— BEGIN DATA SHOWN —

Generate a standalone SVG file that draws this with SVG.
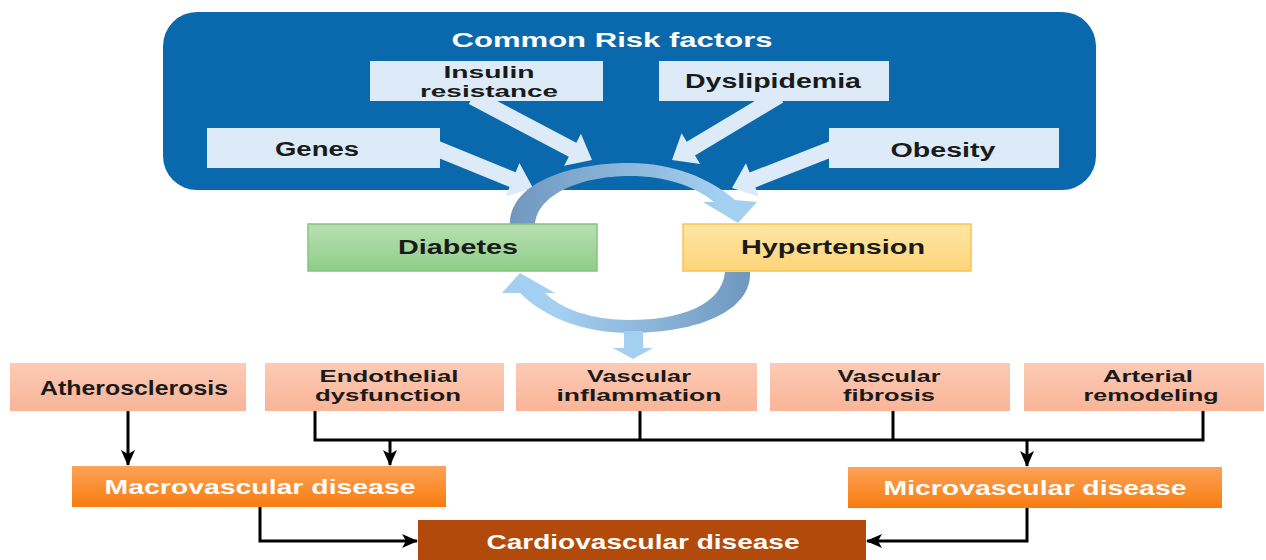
<svg xmlns="http://www.w3.org/2000/svg" width="1266" height="560" viewBox="0 0 1266 560">
<style>
.t{font-family:"Liberation Sans",Arial,sans-serif;font-weight:bold;text-anchor:middle}
.dk{fill:#1a1a1a;font-size:20px}
.d2{fill:#1a1a1a;font-size:16.5px}
.wt{fill:#ffffff;font-size:21px}
.rf{fill:#dcebf7}
.fat{fill:#dcebf7}
.pink{fill:url(#gPink)}
.orange{fill:url(#gOrange)}
.ln{fill:none;stroke:#000;stroke-width:3}
</style>
<defs>
<linearGradient id="gPink" x1="0" y1="0" x2="0" y2="1"><stop offset="0" stop-color="#fccbb5"/><stop offset="1" stop-color="#f9b497"/></linearGradient>
<linearGradient id="gOrange" x1="0" y1="0" x2="0" y2="1"><stop offset="0" stop-color="#fda258"/><stop offset="1" stop-color="#f77c0e"/></linearGradient>
<linearGradient id="gGreen" x1="0" y1="0" x2="0" y2="1"><stop offset="0" stop-color="#b8e0b2"/><stop offset="1" stop-color="#8fcd88"/></linearGradient>
<linearGradient id="gYellow" x1="0" y1="0" x2="0" y2="1"><stop offset="0" stop-color="#fee7a4"/><stop offset="1" stop-color="#fdd47a"/></linearGradient>
<linearGradient id="gTop" gradientUnits="userSpaceOnUse" x1="515" y1="0" x2="720" y2="0"><stop offset="0" stop-color="#7199c0"/><stop offset="1" stop-color="#a3cff0"/></linearGradient>
<linearGradient id="gBot" gradientUnits="userSpaceOnUse" x1="745" y1="0" x2="560" y2="0"><stop offset="0" stop-color="#7199c0"/><stop offset="1" stop-color="#a3cff0"/></linearGradient>
<marker id="ah" markerUnits="userSpaceOnUse" markerWidth="16" markerHeight="14" refX="15" refY="7" orient="auto">
<path d="M0,0 L16,7 L0,14 L4,7 Z" fill="#000"/>
</marker>
</defs>

<g id="risk-panel">
<rect x="163" y="12" width="933" height="178" rx="34" fill="#0a68ac"/>
<text class="t wt" x="612" y="47" textLength="321" lengthAdjust="spacingAndGlyphs">Common Risk factors</text>
</g>

<g id="risk-arrows">
<path class="fat" transform="translate(533,188) rotate(22.2)" d="M-110,-8 L-22,-8 L-22,-18 L0,0 L-22,18 L-22,8 L-110,8 Z"/>
<path class="fat" transform="translate(592,160) rotate(27.8)" d="M-135,-8 L-22,-8 L-22,-18 L0,0 L-22,18 L-22,8 L-135,8 Z"/>
<path class="fat" transform="translate(672,160) rotate(149)" d="M-125,-8 L-22,-8 L-22,-18 L0,0 L-22,18 L-22,8 L-125,8 Z"/>
<path class="fat" transform="translate(732,188) rotate(158.6)" d="M-112,-8 L-22,-8 L-22,-18 L0,0 L-22,18 L-22,8 L-112,8 Z"/>
</g>

<g id="insulin">
<rect class="rf" x="370" y="61" width="233" height="40"/>
<text class="t d2" x="489" y="78" textLength="91" lengthAdjust="spacingAndGlyphs">Insulin</text>
<text class="t d2" x="489" y="97" textLength="138" lengthAdjust="spacingAndGlyphs">resistance</text>
</g>
<g id="dyslipidemia">
<rect class="rf" x="659" y="61" width="230" height="40"/>
<text class="t dk" x="773" y="88" textLength="176" lengthAdjust="spacingAndGlyphs">Dyslipidemia</text>
</g>
<g id="genes">
<rect class="rf" x="207" y="128" width="233" height="40"/>
<text class="t dk" x="317" y="156" textLength="84" lengthAdjust="spacingAndGlyphs">Genes</text>
</g>
<g id="obesity">
<rect class="rf" x="829" y="128" width="230" height="40"/>
<text class="t dk" x="943" y="157" textLength="105" lengthAdjust="spacingAndGlyphs">Obesity</text>
</g>

<g id="cycle">
<path fill="url(#gTop)" d="M510,226 C508,185 565,163 630,163 C672,163 710,178 735,200 L757,202 L738,223 L703,202 L714,202 C695,186 665,176 630,176 C580,176 536,195 535,226 Z"/>
<path fill="url(#gBot)" d="M725,272 C722,305 680,320 630,320 C590,320 560,308 545,293 L555,293 L520,273 L502,293 L520,293 C545,318 585,333 630,333 C700,333 752,310 750,272 Z"/>
<path d="M624,331 L643,331 L643,348 L653,348 L633,359 L613,348 L624,348 Z" fill="#a3cff0"/>
</g>

<g id="diabetes">
<rect x="308" y="224" width="289" height="47" fill="url(#gGreen)" stroke="#86c47f" stroke-width="1.5"/>
<text class="t dk" x="458" y="254" textLength="120" lengthAdjust="spacingAndGlyphs">Diabetes</text>
</g>
<g id="hypertension">
<rect x="683" y="224" width="288" height="47" fill="url(#gYellow)" stroke="#f7c455" stroke-width="1.5"/>
<text class="t dk" x="833" y="254" textLength="184" lengthAdjust="spacingAndGlyphs">Hypertension</text>
</g>

<g id="atherosclerosis">
<rect class="pink" x="10" y="363" width="236" height="48"/>
<text class="t dk" x="134" y="395" textLength="188" lengthAdjust="spacingAndGlyphs">Atherosclerosis</text>
</g>
<g id="endothelial">
<rect class="pink" x="265" y="363" width="239" height="48"/>
<text class="t d2" x="389" y="382" textLength="139" lengthAdjust="spacingAndGlyphs">Endothelial</text>
<text class="t d2" x="388" y="401" textLength="146" lengthAdjust="spacingAndGlyphs">dysfunction</text>
</g>
<g id="inflammation">
<rect class="pink" x="516" y="363" width="241" height="48"/>
<text class="t d2" x="639" y="382" textLength="104" lengthAdjust="spacingAndGlyphs">Vascular</text>
<text class="t d2" x="639" y="401" textLength="165" lengthAdjust="spacingAndGlyphs">inflammation</text>
</g>
<g id="fibrosis">
<rect class="pink" x="770" y="363" width="240" height="48"/>
<text class="t d2" x="889" y="382" textLength="103" lengthAdjust="spacingAndGlyphs">Vascular</text>
<text class="t d2" x="889" y="401" textLength="92" lengthAdjust="spacingAndGlyphs">fibrosis</text>
</g>
<g id="remodeling">
<rect class="pink" x="1024" y="363" width="240" height="48"/>
<text class="t d2" x="1148" y="382" textLength="90" lengthAdjust="spacingAndGlyphs">Arterial</text>
<text class="t d2" x="1151" y="401" textLength="135" lengthAdjust="spacingAndGlyphs">remodeling</text>
</g>

<g id="macrovascular">
<rect class="orange" x="72" y="466" width="374" height="41"/>
<text class="t wt" x="260" y="494" textLength="311" lengthAdjust="spacingAndGlyphs">Macrovascular disease</text>
</g>
<g id="microvascular">
<rect class="orange" x="848" y="467" width="374" height="41"/>
<text class="t wt" x="1035" y="495" textLength="303" lengthAdjust="spacingAndGlyphs">Microvascular disease</text>
</g>
<g id="cardiovascular">
<rect x="418" y="520" width="448" height="40" fill="#b24a0b"/>
<text class="t wt" x="643" y="549" textLength="313" lengthAdjust="spacingAndGlyphs">Cardiovascular disease</text>
</g>

<g id="connectors">
<path class="ln" d="M128,411 V465" marker-end="url(#ah)"/>
<path class="ln" d="M315,411 V440 H1203 V411"/>
<path class="ln" d="M640,411 V440"/>
<path class="ln" d="M893,411 V440"/>
<path class="ln" d="M390,440 V465" marker-end="url(#ah)"/>
<path class="ln" d="M1027,440 V466" marker-end="url(#ah)"/>
<path class="ln" d="M260,507 V541 H417" marker-end="url(#ah)"/>
<path class="ln" d="M1027,508 V541 H867" marker-end="url(#ah)"/>
</g>
</svg>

— END DATA SHOWN —

Your copy of the data above should match it exactly, except that pictures are left out.

Generate a standalone SVG file that draws this with SVG.
<svg xmlns="http://www.w3.org/2000/svg" width="1266" height="560" viewBox="0 0 1266 560">
<style>
.t{font-family:"Liberation Sans",Arial,sans-serif;font-weight:bold;text-anchor:middle}
.dk{fill:#1a1a1a;font-size:20px}
.d2{fill:#1a1a1a;font-size:16.5px}
.wt{fill:#ffffff;font-size:21px}
.rf{fill:#dcebf7}
.fat{fill:#dcebf7}
.pink{fill:url(#gPink)}
.orange{fill:url(#gOrange)}
.ln{fill:none;stroke:#000;stroke-width:3}
</style>
<defs>
<linearGradient id="gPink" x1="0" y1="0" x2="0" y2="1"><stop offset="0" stop-color="#fccbb5"/><stop offset="1" stop-color="#f9b497"/></linearGradient>
<linearGradient id="gOrange" x1="0" y1="0" x2="0" y2="1"><stop offset="0" stop-color="#fda258"/><stop offset="1" stop-color="#f77c0e"/></linearGradient>
<linearGradient id="gGreen" x1="0" y1="0" x2="0" y2="1"><stop offset="0" stop-color="#b8e0b2"/><stop offset="1" stop-color="#8fcd88"/></linearGradient>
<linearGradient id="gYellow" x1="0" y1="0" x2="0" y2="1"><stop offset="0" stop-color="#fee7a4"/><stop offset="1" stop-color="#fdd47a"/></linearGradient>
<linearGradient id="gTop" gradientUnits="userSpaceOnUse" x1="515" y1="0" x2="720" y2="0"><stop offset="0" stop-color="#7199c0"/><stop offset="1" stop-color="#a3cff0"/></linearGradient>
<linearGradient id="gBot" gradientUnits="userSpaceOnUse" x1="745" y1="0" x2="560" y2="0"><stop offset="0" stop-color="#7199c0"/><stop offset="1" stop-color="#a3cff0"/></linearGradient>
<marker id="ah" markerUnits="userSpaceOnUse" markerWidth="16" markerHeight="14" refX="15" refY="7" orient="auto">
<path d="M0,0 L16,7 L0,14 L4,7 Z" fill="#000"/>
</marker>
</defs>

<g id="risk-panel">
<rect x="163" y="12" width="933" height="178" rx="34" fill="#0a68ac"/>
<text class="t wt" x="612" y="47" textLength="321" lengthAdjust="spacingAndGlyphs">Common Risk factors</text>
</g>

<g id="risk-arrows">
<path class="fat" transform="translate(533,188) rotate(22.2)" d="M-110,-8 L-22,-8 L-22,-18 L0,0 L-22,18 L-22,8 L-110,8 Z"/>
<path class="fat" transform="translate(592,160) rotate(27.8)" d="M-135,-8 L-22,-8 L-22,-18 L0,0 L-22,18 L-22,8 L-135,8 Z"/>
<path class="fat" transform="translate(672,160) rotate(149)" d="M-125,-8 L-22,-8 L-22,-18 L0,0 L-22,18 L-22,8 L-125,8 Z"/>
<path class="fat" transform="translate(732,188) rotate(158.6)" d="M-112,-8 L-22,-8 L-22,-18 L0,0 L-22,18 L-22,8 L-112,8 Z"/>
</g>

<g id="insulin">
<rect class="rf" x="370" y="61" width="233" height="40"/>
<text class="t d2" x="489" y="78" textLength="91" lengthAdjust="spacingAndGlyphs">Insulin</text>
<text class="t d2" x="489" y="97" textLength="138" lengthAdjust="spacingAndGlyphs">resistance</text>
</g>
<g id="dyslipidemia">
<rect class="rf" x="659" y="61" width="230" height="40"/>
<text class="t dk" x="773" y="88" textLength="176" lengthAdjust="spacingAndGlyphs">Dyslipidemia</text>
</g>
<g id="genes">
<rect class="rf" x="207" y="128" width="233" height="40"/>
<text class="t dk" x="317" y="156" textLength="84" lengthAdjust="spacingAndGlyphs">Genes</text>
</g>
<g id="obesity">
<rect class="rf" x="829" y="128" width="230" height="40"/>
<text class="t dk" x="943" y="157" textLength="105" lengthAdjust="spacingAndGlyphs">Obesity</text>
</g>

<g id="cycle">
<path fill="url(#gTop)" d="M510,226 C508,185 565,163 630,163 C672,163 710,178 735,200 L757,202 L738,223 L703,202 L714,202 C695,186 665,176 630,176 C580,176 536,195 535,226 Z"/>
<path fill="url(#gBot)" d="M725,272 C722,305 680,320 630,320 C590,320 560,308 545,293 L555,293 L520,273 L502,293 L520,293 C545,318 585,333 630,333 C700,333 752,310 750,272 Z"/>
<path d="M624,331 L643,331 L643,348 L653,348 L633,359 L613,348 L624,348 Z" fill="#a3cff0"/>
</g>

<g id="diabetes">
<rect x="308" y="224" width="289" height="47" fill="url(#gGreen)" stroke="#86c47f" stroke-width="1.5"/>
<text class="t dk" x="458" y="254" textLength="120" lengthAdjust="spacingAndGlyphs">Diabetes</text>
</g>
<g id="hypertension">
<rect x="683" y="224" width="288" height="47" fill="url(#gYellow)" stroke="#f7c455" stroke-width="1.5"/>
<text class="t dk" x="833" y="254" textLength="184" lengthAdjust="spacingAndGlyphs">Hypertension</text>
</g>

<g id="atherosclerosis">
<rect class="pink" x="10" y="363" width="236" height="48"/>
<text class="t dk" x="134" y="395" textLength="188" lengthAdjust="spacingAndGlyphs">Atherosclerosis</text>
</g>
<g id="endothelial">
<rect class="pink" x="265" y="363" width="239" height="48"/>
<text class="t d2" x="389" y="382" textLength="139" lengthAdjust="spacingAndGlyphs">Endothelial</text>
<text class="t d2" x="388" y="401" textLength="146" lengthAdjust="spacingAndGlyphs">dysfunction</text>
</g>
<g id="inflammation">
<rect class="pink" x="516" y="363" width="241" height="48"/>
<text class="t d2" x="639" y="382" textLength="104" lengthAdjust="spacingAndGlyphs">Vascular</text>
<text class="t d2" x="639" y="401" textLength="165" lengthAdjust="spacingAndGlyphs">inflammation</text>
</g>
<g id="fibrosis">
<rect class="pink" x="770" y="363" width="240" height="48"/>
<text class="t d2" x="889" y="382" textLength="103" lengthAdjust="spacingAndGlyphs">Vascular</text>
<text class="t d2" x="889" y="401" textLength="92" lengthAdjust="spacingAndGlyphs">fibrosis</text>
</g>
<g id="remodeling">
<rect class="pink" x="1024" y="363" width="240" height="48"/>
<text class="t d2" x="1148" y="382" textLength="90" lengthAdjust="spacingAndGlyphs">Arterial</text>
<text class="t d2" x="1151" y="401" textLength="135" lengthAdjust="spacingAndGlyphs">remodeling</text>
</g>

<g id="macrovascular">
<rect class="orange" x="72" y="466" width="374" height="41"/>
<text class="t wt" x="260" y="494" textLength="311" lengthAdjust="spacingAndGlyphs">Macrovascular disease</text>
</g>
<g id="microvascular">
<rect class="orange" x="848" y="467" width="374" height="41"/>
<text class="t wt" x="1035" y="495" textLength="303" lengthAdjust="spacingAndGlyphs">Microvascular disease</text>
</g>
<g id="cardiovascular">
<rect x="418" y="520" width="448" height="40" fill="#b24a0b"/>
<text class="t wt" x="643" y="549" textLength="313" lengthAdjust="spacingAndGlyphs">Cardiovascular disease</text>
</g>

<g id="connectors">
<path class="ln" d="M128,411 V465" marker-end="url(#ah)"/>
<path class="ln" d="M315,411 V440 H1203 V411"/>
<path class="ln" d="M640,411 V440"/>
<path class="ln" d="M893,411 V440"/>
<path class="ln" d="M390,440 V465" marker-end="url(#ah)"/>
<path class="ln" d="M1027,440 V466" marker-end="url(#ah)"/>
<path class="ln" d="M260,507 V541 H417" marker-end="url(#ah)"/>
<path class="ln" d="M1027,508 V541 H867" marker-end="url(#ah)"/>
</g>
</svg>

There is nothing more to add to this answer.